▶ WHAT THE EXERCISE ASKS: Copy nothing but the part that opens with the line containing "Rebuild this chart" and closes with the line containing "const pts = arr". Do not include pictures.

— Begin MATERIAL PROVIDED —

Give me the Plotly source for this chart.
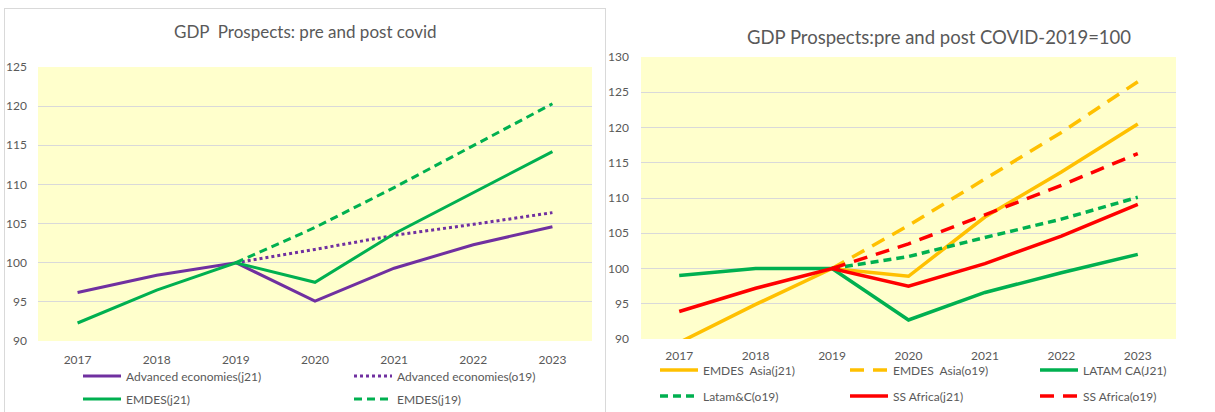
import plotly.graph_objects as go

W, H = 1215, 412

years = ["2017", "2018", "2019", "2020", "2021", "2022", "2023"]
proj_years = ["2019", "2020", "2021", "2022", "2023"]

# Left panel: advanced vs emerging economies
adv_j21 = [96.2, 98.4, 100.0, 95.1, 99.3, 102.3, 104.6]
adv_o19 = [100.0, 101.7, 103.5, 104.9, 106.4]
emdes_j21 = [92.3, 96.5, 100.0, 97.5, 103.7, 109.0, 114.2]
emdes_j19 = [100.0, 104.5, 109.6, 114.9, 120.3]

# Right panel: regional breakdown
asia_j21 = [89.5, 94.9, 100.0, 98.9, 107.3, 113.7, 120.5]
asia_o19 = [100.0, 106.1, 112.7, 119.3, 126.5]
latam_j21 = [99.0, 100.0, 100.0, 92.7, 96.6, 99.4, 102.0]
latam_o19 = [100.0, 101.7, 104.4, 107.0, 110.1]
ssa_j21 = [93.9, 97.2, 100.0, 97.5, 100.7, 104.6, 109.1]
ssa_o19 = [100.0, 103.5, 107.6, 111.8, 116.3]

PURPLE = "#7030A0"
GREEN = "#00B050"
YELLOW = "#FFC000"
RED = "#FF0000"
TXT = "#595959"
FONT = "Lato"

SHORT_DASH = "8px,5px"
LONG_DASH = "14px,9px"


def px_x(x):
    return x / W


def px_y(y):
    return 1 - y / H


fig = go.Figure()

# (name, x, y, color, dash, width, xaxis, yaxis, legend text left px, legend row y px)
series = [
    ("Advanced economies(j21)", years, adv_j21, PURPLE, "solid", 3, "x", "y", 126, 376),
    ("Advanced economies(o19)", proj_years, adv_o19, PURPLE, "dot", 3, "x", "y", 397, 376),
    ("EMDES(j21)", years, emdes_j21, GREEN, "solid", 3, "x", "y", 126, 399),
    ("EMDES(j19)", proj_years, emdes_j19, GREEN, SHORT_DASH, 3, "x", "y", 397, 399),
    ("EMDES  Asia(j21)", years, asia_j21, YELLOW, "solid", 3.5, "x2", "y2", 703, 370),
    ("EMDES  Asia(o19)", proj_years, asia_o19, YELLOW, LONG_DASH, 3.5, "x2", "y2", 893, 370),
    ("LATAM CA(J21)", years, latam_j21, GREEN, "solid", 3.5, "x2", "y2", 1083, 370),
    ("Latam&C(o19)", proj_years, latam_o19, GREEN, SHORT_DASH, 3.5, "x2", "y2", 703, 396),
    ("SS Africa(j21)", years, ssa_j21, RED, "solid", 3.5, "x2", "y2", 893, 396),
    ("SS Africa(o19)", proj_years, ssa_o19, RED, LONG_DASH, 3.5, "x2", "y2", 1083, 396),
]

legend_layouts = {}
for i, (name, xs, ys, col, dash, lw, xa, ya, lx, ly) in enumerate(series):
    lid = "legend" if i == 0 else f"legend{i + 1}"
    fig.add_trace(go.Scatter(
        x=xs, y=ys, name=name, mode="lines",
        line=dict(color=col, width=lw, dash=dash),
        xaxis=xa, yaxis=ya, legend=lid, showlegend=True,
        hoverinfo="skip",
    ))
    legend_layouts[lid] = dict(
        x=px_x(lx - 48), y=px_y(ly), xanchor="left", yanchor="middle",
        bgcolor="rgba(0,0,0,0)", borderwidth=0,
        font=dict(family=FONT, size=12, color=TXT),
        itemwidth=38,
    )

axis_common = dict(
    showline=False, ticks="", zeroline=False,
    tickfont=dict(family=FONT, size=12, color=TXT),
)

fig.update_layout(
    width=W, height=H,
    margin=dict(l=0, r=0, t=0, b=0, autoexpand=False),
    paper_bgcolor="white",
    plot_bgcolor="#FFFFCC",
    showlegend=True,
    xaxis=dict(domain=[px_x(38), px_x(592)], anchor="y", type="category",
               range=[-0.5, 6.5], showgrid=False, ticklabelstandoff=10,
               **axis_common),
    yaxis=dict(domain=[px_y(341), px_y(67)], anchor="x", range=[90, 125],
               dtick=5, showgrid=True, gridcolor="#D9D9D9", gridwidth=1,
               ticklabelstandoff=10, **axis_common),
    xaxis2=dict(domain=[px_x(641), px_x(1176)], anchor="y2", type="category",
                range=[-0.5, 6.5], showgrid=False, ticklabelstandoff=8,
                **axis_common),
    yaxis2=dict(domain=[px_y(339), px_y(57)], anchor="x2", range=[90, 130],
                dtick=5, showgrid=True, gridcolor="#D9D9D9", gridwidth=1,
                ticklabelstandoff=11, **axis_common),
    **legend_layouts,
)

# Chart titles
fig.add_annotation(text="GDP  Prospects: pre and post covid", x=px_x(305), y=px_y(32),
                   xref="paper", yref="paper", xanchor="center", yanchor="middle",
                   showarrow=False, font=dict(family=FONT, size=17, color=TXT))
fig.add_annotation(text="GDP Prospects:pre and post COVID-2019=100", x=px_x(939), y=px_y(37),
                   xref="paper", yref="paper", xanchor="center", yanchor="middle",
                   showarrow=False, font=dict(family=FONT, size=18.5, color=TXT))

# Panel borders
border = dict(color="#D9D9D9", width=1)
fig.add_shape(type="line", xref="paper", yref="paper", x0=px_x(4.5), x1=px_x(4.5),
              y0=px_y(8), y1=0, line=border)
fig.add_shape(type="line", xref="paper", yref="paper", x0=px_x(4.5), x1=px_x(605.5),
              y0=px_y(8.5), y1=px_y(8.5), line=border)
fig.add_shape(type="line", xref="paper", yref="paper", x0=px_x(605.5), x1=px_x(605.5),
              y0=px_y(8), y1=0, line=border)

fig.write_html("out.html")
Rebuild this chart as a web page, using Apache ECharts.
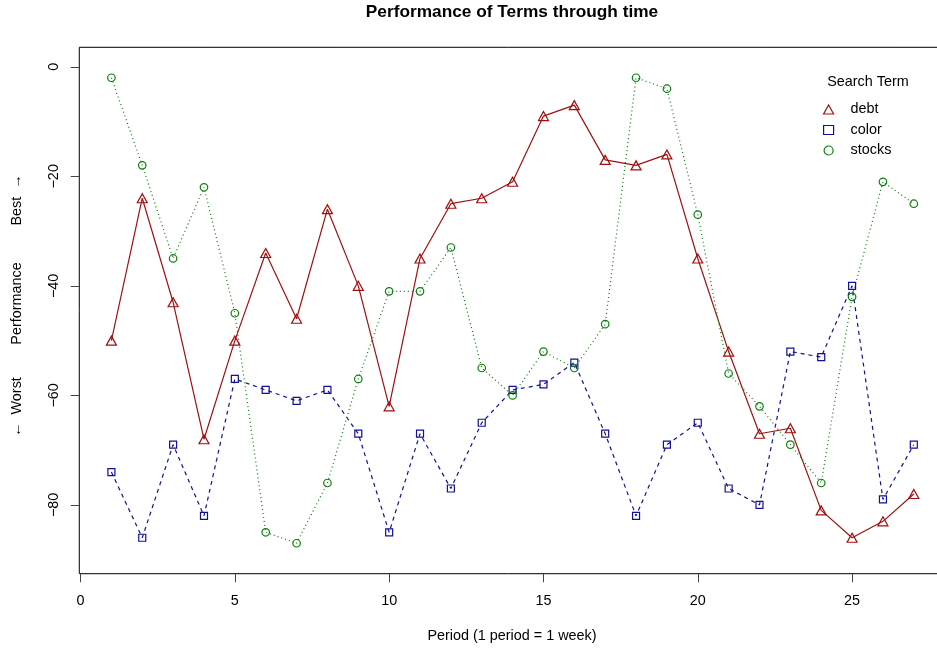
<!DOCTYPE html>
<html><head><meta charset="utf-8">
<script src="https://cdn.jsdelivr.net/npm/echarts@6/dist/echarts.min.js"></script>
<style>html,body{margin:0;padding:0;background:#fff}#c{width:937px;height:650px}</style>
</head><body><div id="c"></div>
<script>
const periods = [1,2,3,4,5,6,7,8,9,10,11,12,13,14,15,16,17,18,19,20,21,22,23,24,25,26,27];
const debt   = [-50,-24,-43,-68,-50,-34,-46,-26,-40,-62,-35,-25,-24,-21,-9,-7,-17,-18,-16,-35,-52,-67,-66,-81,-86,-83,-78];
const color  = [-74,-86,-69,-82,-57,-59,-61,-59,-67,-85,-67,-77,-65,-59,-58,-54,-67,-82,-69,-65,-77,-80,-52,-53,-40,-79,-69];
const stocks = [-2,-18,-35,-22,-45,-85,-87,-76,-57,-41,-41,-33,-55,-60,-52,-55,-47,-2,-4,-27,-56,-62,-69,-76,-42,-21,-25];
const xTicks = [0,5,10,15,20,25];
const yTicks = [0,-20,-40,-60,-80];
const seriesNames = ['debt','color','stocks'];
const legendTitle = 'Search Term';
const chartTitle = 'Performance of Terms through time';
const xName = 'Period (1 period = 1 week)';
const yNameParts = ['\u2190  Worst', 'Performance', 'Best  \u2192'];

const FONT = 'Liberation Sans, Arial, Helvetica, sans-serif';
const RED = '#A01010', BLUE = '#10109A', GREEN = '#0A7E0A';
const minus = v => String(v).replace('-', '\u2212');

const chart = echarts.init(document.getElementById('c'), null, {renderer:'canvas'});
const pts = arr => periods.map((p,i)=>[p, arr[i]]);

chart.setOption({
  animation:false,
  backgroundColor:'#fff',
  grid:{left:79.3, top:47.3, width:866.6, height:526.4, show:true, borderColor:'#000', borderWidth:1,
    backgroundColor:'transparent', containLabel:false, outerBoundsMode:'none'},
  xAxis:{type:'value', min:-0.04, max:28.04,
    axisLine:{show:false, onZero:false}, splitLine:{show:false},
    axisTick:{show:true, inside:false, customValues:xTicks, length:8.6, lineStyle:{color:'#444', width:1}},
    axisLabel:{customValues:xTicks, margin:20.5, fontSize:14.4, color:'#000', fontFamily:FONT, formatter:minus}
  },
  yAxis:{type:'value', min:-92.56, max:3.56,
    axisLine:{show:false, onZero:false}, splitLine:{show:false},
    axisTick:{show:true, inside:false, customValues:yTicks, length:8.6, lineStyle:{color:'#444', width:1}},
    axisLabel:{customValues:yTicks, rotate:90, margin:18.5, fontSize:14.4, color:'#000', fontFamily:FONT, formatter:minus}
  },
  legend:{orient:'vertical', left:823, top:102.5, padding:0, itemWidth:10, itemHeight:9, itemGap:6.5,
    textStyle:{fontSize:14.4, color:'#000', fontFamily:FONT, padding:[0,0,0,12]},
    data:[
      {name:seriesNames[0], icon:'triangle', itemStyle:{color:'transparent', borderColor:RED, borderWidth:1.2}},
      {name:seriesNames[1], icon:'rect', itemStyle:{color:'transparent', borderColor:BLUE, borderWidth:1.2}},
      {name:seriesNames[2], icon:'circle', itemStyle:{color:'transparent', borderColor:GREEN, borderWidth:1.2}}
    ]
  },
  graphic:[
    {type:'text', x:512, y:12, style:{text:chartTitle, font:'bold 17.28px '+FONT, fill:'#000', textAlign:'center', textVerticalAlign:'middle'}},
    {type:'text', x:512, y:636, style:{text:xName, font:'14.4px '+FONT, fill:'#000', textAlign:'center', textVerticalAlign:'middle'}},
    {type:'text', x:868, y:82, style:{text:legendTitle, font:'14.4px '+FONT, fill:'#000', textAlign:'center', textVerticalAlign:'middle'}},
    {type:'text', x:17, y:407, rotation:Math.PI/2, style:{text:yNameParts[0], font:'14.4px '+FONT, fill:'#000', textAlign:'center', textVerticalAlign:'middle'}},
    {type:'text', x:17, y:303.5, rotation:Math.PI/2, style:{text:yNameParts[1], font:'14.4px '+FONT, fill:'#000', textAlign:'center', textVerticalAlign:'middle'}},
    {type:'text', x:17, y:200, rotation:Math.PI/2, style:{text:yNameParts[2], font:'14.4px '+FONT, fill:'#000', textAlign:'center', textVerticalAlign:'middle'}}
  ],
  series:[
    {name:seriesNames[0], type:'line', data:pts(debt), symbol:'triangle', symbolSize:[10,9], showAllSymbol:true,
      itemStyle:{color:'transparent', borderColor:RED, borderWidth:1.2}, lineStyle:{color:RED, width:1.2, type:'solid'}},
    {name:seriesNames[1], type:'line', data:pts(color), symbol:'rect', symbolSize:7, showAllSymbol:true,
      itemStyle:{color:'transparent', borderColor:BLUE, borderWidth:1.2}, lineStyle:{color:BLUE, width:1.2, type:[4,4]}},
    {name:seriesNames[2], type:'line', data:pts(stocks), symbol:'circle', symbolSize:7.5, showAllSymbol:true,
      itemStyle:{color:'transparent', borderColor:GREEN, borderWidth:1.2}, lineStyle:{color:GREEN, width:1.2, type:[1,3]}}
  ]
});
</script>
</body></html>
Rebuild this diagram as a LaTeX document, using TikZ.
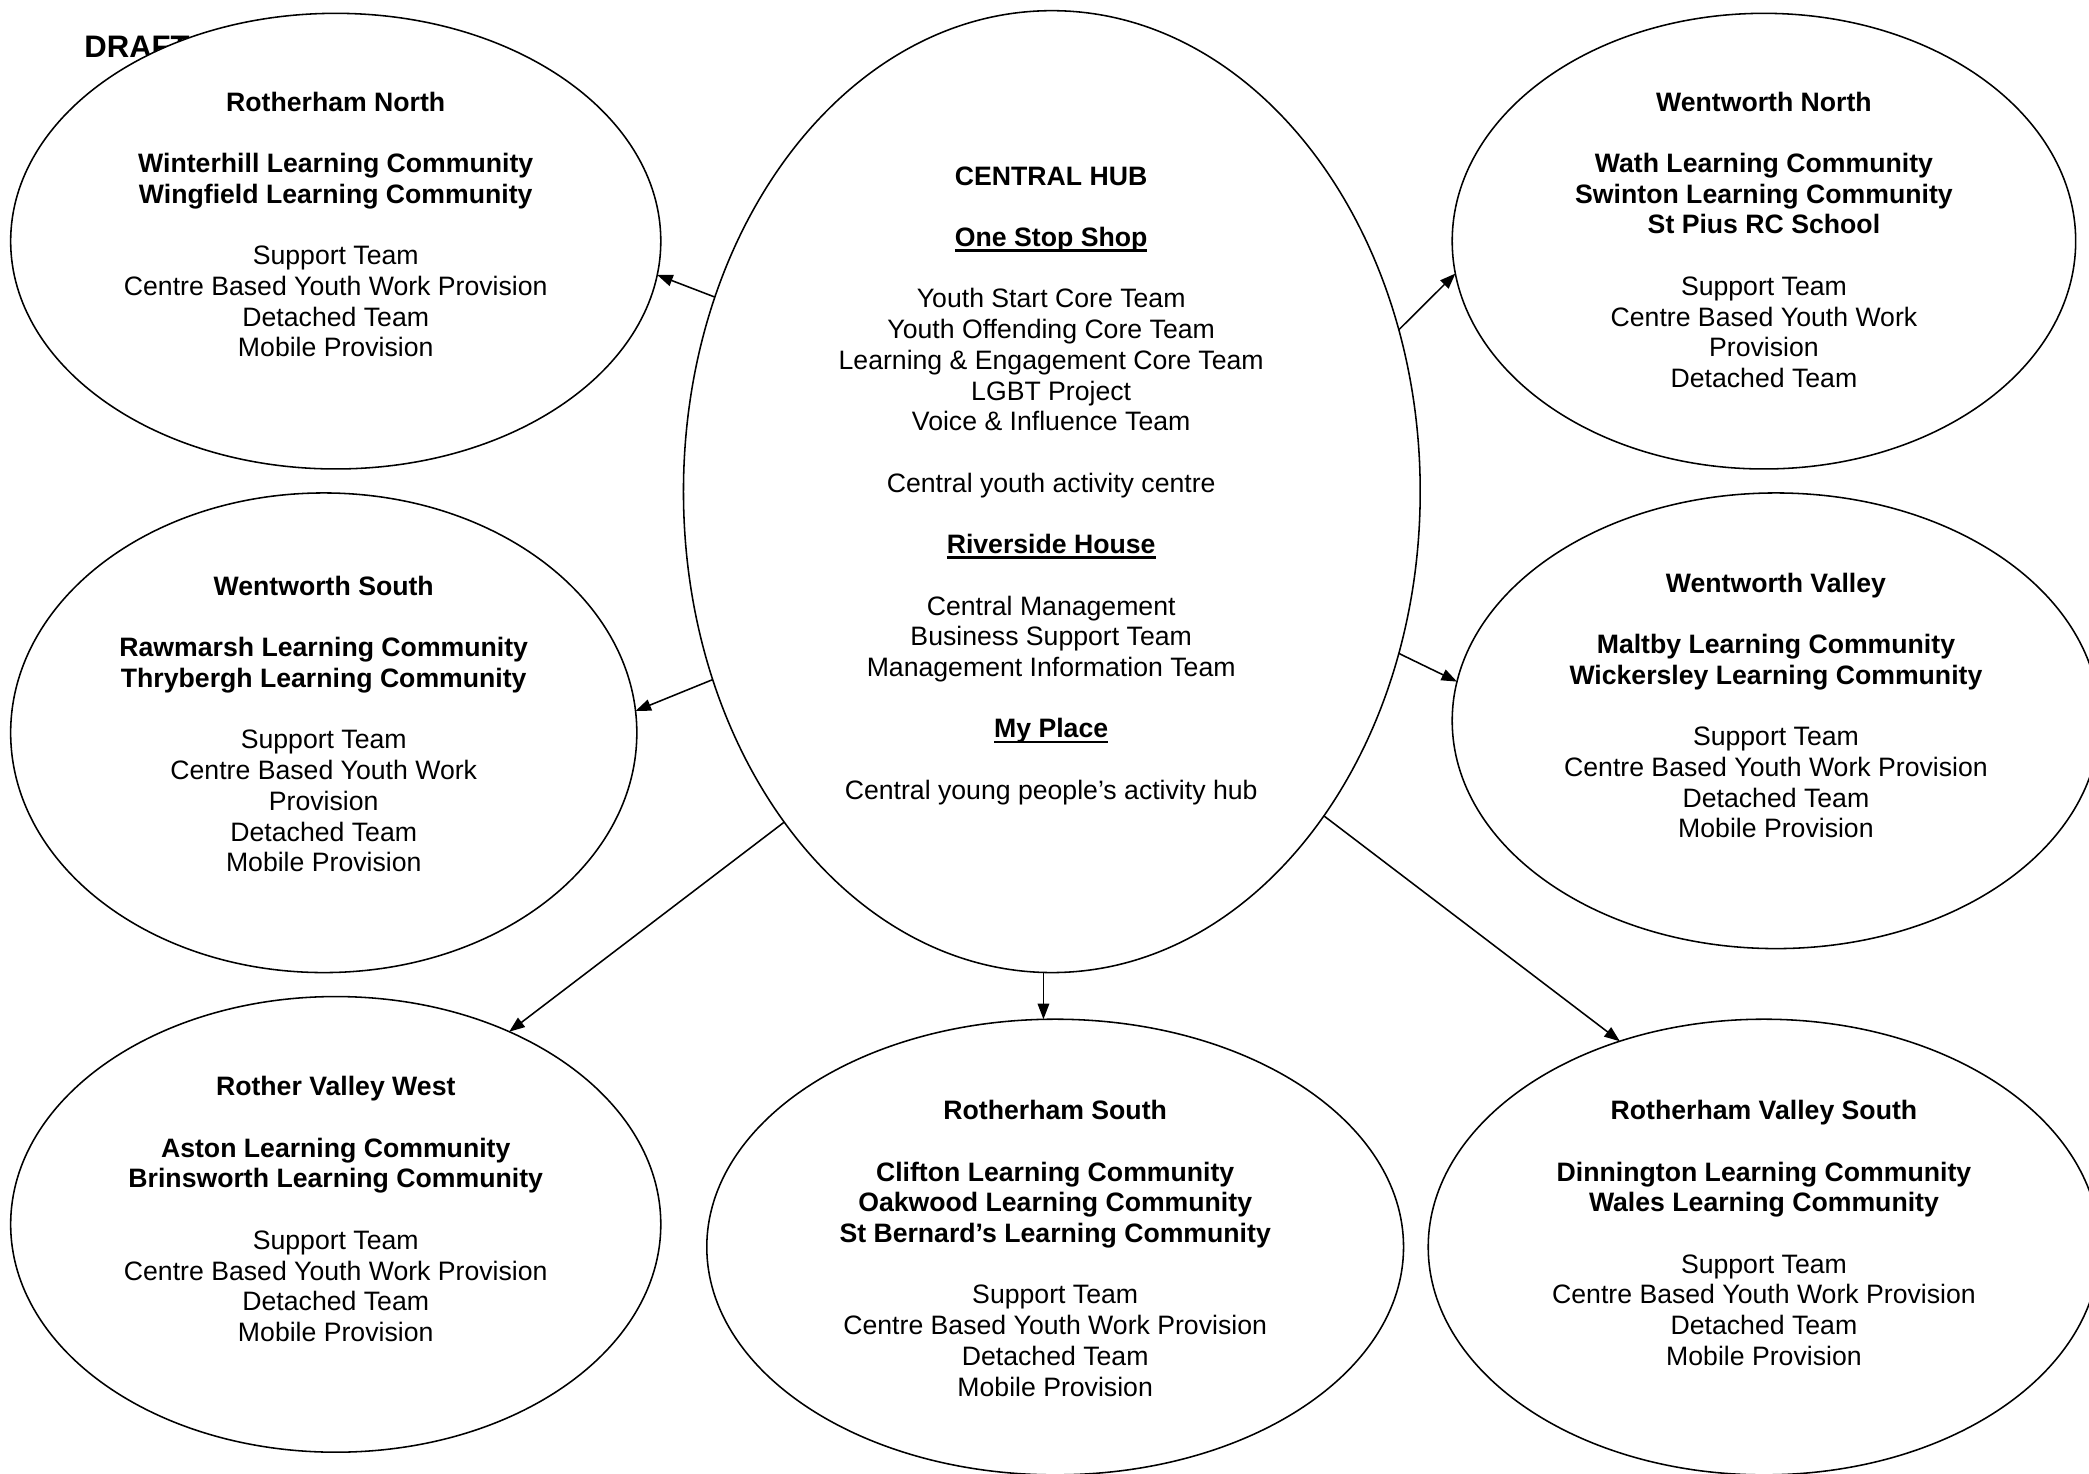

— End MATERIAL PROVIDED —

▶ SOLUTION TO THIS PROBLEM:
Rebuild this chart as a web page, using Apache ECharts.
<!DOCTYPE html>
<html><head><meta charset="utf-8">
<script src="https://cdn.jsdelivr.net/npm/echarts@6/dist/echarts.min.js"></script>
<style>html,body{margin:0;padding:0;background:#fff}#c{width:937px;height:650px}</style>
</head><body><div id="c"></div>
<script>
const periods = [1,2,3,4,5,6,7,8,9,10,11,12,13,14,15,16,17,18,19,20,21,22,23,24,25,26,27];
const debt   = [-50,-24,-43,-68,-50,-34,-46,-26,-40,-62,-35,-25,-24,-21,-9,-7,-17,-18,-16,-35,-52,-67,-66,-81,-86,-83,-78];
const color  = [-74,-86,-69,-82,-57,-59,-61,-59,-67,-85,-67,-77,-65,-59,-58,-54,-67,-82,-69,-65,-77,-80,-52,-53,-40,-79,-69];
const stocks = [-2,-18,-35,-22,-45,-85,-87,-76,-57,-41,-41,-33,-55,-60,-52,-55,-47,-2,-4,-27,-56,-62,-69,-76,-42,-21,-25];
const xTicks = [0,5,10,15,20,25];
const yTicks = [0,-20,-40,-60,-80];
const seriesNames = ['debt','color','stocks'];
const legendTitle = 'Search Term';
const chartTitle = 'Performance of Terms through time';
const xName = 'Period (1 period = 1 week)';
const yNameParts = ['\u2190  Worst', 'Performance', 'Best  \u2192'];

const FONT = 'Liberation Sans, Arial, Helvetica, sans-serif';
const RED = '#A01010', BLUE = '#10109A', GREEN = '#0A7E0A';
const minus = v => String(v).replace('-', '\u2212');

const chart = echarts.init(document.getElementById('c'), null, {renderer:'canvas'});
const pts = arr => periods.map((p,i)=>[p, arr[i]]);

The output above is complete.